Written exercise
Print, word for word, every line from the beginning of the listing up to and including the line with "fig = go.Figure()". Pictures are to be excluded.

Data extract
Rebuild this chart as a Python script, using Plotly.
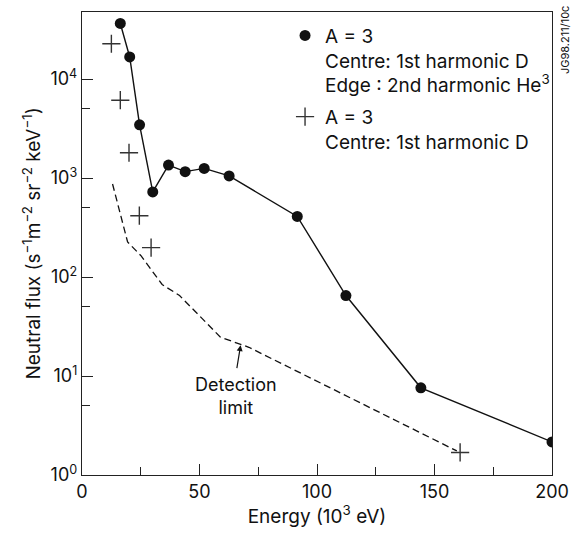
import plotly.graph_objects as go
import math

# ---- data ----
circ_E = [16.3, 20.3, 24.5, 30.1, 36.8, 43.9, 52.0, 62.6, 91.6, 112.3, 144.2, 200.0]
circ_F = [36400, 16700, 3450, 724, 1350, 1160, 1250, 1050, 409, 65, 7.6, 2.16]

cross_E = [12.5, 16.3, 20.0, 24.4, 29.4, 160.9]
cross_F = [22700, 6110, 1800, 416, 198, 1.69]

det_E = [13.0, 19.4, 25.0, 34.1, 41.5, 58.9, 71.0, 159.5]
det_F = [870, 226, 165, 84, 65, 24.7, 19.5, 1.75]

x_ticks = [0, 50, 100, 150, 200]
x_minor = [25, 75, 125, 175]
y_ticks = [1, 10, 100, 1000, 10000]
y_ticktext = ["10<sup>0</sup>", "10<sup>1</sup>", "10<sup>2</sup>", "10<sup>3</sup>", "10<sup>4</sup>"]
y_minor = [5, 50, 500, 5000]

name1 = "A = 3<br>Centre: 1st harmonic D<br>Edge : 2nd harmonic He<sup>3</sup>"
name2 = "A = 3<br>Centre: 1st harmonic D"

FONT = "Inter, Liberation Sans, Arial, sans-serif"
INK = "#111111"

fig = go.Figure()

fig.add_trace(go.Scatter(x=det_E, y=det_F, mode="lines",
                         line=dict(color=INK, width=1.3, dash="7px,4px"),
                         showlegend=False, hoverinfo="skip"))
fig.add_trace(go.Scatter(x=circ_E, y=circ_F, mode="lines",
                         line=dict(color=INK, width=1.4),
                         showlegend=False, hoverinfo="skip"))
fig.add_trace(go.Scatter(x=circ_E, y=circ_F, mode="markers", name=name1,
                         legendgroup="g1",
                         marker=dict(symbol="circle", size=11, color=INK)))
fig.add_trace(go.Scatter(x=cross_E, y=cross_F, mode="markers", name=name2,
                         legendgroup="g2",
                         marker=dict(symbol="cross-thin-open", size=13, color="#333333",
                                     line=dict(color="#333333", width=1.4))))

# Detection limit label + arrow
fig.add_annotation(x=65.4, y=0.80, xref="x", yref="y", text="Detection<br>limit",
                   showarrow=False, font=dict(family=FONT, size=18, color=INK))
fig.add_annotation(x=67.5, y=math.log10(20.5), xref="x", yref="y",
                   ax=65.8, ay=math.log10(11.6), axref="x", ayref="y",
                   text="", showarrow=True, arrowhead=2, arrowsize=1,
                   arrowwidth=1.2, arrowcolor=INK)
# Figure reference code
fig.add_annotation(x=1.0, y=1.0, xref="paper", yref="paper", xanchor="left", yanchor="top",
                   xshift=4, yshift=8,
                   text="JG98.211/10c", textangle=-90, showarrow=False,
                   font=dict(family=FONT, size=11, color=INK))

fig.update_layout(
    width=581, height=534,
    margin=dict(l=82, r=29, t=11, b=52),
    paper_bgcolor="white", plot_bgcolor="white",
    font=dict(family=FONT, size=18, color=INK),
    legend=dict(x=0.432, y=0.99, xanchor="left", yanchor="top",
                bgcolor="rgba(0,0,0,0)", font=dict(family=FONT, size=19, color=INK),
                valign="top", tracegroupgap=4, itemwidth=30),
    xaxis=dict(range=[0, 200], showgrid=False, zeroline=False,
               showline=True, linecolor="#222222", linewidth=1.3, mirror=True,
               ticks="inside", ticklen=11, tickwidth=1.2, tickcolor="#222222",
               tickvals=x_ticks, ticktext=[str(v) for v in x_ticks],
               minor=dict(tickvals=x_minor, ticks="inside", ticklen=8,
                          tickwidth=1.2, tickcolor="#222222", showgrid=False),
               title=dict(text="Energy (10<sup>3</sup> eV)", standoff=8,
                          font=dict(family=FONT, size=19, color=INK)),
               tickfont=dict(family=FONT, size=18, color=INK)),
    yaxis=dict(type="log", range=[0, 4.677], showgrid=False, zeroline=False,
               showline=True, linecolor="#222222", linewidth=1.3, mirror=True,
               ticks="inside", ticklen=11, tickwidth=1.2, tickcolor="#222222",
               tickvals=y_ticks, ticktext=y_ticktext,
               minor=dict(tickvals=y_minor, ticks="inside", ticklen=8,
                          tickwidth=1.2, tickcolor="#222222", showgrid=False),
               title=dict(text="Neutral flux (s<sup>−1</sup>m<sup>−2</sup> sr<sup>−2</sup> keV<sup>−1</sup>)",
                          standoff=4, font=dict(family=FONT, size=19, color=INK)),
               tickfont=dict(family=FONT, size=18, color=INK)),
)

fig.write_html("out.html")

Solution
Rebuild this chart as a Python script, using Plotly.
import plotly.graph_objects as go
import math

# ---- data ----
circ_E = [16.3, 20.3, 24.5, 30.1, 36.8, 43.9, 52.0, 62.6, 91.6, 112.3, 144.2, 200.0]
circ_F = [36400, 16700, 3450, 724, 1350, 1160, 1250, 1050, 409, 65, 7.6, 2.16]

cross_E = [12.5, 16.3, 20.0, 24.4, 29.4, 160.9]
cross_F = [22700, 6110, 1800, 416, 198, 1.69]

det_E = [13.0, 19.4, 25.0, 34.1, 41.5, 58.9, 71.0, 159.5]
det_F = [870, 226, 165, 84, 65, 24.7, 19.5, 1.75]

x_ticks = [0, 50, 100, 150, 200]
x_minor = [25, 75, 125, 175]
y_ticks = [1, 10, 100, 1000, 10000]
y_ticktext = ["10<sup>0</sup>", "10<sup>1</sup>", "10<sup>2</sup>", "10<sup>3</sup>", "10<sup>4</sup>"]
y_minor = [5, 50, 500, 5000]

name1 = "A = 3<br>Centre: 1st harmonic D<br>Edge : 2nd harmonic He<sup>3</sup>"
name2 = "A = 3<br>Centre: 1st harmonic D"

FONT = "Inter, Liberation Sans, Arial, sans-serif"
INK = "#111111"

fig = go.Figure()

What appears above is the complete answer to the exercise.